* **YOUR OBJECTIVE**
Your task is to retype, word for word, the lines from the start of the data through the line holding "0.5, 0.55, 0.6, 0.65, 0.7, 0.75, 0.8, 0.85, 0.9, 0.95, 1.0]". Do not include the pictures.

* **GIVEN DATA**
++++++++++

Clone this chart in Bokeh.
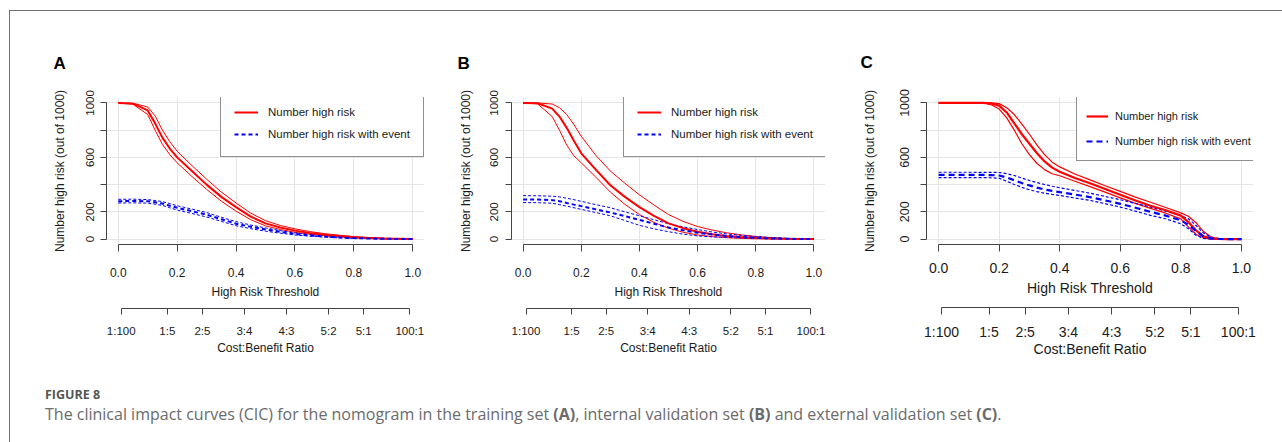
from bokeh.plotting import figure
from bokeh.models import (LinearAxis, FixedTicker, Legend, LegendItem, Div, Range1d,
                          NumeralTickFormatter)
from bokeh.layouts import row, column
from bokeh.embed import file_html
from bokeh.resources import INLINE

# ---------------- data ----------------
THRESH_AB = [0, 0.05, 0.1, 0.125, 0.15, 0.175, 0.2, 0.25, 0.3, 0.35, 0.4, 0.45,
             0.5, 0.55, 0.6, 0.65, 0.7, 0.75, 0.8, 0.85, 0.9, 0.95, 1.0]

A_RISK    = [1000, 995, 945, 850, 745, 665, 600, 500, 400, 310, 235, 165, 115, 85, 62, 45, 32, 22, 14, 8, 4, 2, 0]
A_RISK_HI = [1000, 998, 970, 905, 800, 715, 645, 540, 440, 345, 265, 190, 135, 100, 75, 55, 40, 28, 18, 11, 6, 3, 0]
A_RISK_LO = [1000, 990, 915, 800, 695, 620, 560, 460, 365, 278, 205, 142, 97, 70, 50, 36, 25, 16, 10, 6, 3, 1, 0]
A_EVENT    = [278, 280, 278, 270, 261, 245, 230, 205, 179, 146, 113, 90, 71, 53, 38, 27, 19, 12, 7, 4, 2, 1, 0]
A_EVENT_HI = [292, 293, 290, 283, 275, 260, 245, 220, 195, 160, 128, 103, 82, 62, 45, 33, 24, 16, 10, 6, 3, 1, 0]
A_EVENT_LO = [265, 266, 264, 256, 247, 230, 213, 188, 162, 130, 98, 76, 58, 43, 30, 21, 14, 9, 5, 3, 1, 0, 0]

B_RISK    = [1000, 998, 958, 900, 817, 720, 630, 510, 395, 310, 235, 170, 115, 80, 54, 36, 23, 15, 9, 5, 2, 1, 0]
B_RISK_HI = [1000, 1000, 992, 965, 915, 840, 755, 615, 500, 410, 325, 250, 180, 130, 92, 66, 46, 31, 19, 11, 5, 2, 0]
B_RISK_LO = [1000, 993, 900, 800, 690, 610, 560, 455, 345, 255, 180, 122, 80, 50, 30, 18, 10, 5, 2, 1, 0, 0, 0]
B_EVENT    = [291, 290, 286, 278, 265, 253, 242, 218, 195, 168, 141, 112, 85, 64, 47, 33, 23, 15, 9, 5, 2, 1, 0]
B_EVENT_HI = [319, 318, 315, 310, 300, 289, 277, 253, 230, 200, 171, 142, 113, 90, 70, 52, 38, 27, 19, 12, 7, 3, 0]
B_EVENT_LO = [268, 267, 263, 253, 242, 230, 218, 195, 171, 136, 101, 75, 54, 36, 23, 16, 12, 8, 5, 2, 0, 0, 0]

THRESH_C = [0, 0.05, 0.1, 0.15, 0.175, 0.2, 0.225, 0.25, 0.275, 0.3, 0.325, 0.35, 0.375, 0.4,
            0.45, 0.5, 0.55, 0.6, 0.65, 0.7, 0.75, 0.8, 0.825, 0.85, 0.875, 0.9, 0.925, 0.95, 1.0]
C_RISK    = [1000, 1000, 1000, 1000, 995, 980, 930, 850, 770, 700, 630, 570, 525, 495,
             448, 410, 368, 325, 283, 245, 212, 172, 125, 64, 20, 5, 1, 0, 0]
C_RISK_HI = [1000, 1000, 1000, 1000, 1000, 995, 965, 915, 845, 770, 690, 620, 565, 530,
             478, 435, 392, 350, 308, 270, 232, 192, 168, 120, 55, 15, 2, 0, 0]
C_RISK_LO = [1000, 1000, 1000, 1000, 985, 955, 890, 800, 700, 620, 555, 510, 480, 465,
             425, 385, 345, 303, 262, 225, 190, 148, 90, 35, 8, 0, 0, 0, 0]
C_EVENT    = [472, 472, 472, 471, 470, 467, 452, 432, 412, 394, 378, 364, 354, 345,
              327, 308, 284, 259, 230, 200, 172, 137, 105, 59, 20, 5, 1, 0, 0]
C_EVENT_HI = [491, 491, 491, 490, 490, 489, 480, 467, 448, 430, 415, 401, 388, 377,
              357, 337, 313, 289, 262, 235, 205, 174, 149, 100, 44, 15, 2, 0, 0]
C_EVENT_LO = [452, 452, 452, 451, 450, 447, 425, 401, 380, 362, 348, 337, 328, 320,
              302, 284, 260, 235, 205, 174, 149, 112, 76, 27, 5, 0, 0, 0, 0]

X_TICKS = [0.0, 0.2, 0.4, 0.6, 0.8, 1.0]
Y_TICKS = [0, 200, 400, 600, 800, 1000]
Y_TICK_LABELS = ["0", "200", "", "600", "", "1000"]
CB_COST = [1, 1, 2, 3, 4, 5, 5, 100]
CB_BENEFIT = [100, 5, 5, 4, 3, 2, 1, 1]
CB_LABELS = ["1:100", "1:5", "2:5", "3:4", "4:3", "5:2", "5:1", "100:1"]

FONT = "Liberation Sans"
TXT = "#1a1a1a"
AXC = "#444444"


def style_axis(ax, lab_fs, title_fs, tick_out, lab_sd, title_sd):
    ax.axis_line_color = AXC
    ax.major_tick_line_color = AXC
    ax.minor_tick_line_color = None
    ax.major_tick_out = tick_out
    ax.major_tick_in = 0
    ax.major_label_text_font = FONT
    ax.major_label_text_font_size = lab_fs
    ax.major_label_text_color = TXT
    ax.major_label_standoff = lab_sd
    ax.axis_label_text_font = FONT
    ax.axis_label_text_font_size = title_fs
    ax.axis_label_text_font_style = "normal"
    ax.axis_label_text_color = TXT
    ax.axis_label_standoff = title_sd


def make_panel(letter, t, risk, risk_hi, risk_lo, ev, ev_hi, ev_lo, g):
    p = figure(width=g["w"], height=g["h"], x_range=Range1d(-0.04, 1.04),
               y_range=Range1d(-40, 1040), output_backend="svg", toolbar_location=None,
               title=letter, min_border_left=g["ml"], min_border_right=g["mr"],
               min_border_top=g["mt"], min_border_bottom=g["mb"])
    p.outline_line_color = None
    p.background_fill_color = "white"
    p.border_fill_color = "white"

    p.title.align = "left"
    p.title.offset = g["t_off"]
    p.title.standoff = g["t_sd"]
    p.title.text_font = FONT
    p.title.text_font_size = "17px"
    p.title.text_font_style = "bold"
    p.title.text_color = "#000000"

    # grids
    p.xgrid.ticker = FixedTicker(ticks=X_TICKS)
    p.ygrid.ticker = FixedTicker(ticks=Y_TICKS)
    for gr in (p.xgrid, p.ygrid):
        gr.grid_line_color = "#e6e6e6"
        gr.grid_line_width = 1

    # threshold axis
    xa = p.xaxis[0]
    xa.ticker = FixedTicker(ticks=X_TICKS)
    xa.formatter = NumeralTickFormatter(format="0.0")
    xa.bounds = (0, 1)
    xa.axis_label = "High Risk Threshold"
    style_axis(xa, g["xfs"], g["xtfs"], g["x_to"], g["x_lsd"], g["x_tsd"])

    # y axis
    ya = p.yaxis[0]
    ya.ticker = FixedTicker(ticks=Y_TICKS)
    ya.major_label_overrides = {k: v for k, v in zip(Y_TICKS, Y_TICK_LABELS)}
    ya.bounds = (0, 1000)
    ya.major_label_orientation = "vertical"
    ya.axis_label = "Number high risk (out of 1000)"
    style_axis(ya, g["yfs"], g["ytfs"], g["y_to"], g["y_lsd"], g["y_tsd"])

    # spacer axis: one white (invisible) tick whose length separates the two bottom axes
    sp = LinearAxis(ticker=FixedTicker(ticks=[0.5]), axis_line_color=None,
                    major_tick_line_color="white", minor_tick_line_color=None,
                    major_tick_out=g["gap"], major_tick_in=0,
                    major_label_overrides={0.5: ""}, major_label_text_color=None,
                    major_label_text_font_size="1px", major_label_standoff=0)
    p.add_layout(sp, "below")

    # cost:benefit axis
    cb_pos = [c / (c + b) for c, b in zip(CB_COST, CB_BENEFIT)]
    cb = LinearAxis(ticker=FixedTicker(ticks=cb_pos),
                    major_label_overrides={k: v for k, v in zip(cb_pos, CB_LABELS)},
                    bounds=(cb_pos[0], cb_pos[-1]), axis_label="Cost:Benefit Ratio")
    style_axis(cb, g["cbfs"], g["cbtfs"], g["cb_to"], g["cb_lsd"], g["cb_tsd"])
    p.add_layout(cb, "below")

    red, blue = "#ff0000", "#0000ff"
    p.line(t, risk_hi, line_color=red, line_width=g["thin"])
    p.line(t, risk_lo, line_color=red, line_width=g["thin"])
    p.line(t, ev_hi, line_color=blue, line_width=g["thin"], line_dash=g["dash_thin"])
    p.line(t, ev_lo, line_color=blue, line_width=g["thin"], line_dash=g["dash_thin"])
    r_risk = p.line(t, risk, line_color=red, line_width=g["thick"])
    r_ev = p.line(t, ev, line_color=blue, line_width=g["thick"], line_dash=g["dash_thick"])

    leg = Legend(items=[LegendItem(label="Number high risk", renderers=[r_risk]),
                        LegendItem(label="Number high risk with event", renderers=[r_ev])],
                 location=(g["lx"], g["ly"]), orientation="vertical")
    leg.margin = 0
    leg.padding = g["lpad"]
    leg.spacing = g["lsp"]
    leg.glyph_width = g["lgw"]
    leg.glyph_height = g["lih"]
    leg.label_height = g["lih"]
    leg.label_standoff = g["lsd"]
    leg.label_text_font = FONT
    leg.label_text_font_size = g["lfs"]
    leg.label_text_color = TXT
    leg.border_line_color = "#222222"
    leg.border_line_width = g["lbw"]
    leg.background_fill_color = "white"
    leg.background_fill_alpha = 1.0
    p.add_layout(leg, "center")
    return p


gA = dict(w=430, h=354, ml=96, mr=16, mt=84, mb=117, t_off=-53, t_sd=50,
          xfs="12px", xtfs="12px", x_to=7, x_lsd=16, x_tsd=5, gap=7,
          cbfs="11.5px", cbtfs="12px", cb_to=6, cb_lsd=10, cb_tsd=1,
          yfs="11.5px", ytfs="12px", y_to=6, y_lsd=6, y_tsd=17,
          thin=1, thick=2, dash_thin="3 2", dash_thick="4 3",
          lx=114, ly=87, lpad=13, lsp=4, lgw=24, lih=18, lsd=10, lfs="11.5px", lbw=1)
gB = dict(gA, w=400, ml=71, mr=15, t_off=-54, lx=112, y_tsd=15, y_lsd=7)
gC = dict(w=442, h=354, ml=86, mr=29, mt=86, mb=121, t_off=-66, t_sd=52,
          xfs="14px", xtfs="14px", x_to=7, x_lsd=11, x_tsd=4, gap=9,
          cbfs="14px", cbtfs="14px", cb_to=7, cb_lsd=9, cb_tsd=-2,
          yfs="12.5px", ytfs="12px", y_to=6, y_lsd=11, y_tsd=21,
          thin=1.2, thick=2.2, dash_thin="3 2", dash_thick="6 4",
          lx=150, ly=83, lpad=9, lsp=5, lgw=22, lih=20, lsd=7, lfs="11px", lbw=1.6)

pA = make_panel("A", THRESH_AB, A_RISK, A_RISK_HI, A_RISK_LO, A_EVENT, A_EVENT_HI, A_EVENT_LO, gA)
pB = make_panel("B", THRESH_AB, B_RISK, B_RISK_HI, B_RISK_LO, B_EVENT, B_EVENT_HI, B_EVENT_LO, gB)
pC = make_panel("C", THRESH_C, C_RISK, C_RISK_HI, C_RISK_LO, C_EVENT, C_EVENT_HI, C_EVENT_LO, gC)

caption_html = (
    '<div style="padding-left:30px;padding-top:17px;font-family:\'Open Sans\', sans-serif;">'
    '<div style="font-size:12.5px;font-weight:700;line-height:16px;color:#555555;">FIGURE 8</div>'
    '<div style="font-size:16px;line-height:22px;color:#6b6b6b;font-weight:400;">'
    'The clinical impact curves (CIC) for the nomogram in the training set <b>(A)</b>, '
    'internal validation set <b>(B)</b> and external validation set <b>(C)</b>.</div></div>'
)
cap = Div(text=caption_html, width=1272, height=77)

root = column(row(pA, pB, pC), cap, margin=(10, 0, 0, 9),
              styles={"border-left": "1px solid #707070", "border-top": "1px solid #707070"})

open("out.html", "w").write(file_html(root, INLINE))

++++++++++

* **RESPONSE**
Clone this chart in Bokeh.
from bokeh.plotting import figure
from bokeh.models import (LinearAxis, FixedTicker, Legend, LegendItem, Div, Range1d,
                          NumeralTickFormatter)
from bokeh.layouts import row, column
from bokeh.embed import file_html
from bokeh.resources import INLINE

# ---------------- data ----------------
THRESH_AB = [0, 0.05, 0.1, 0.125, 0.15, 0.175, 0.2, 0.25, 0.3, 0.35, 0.4, 0.45,
             0.5, 0.55, 0.6, 0.65, 0.7, 0.75, 0.8, 0.85, 0.9, 0.95, 1.0]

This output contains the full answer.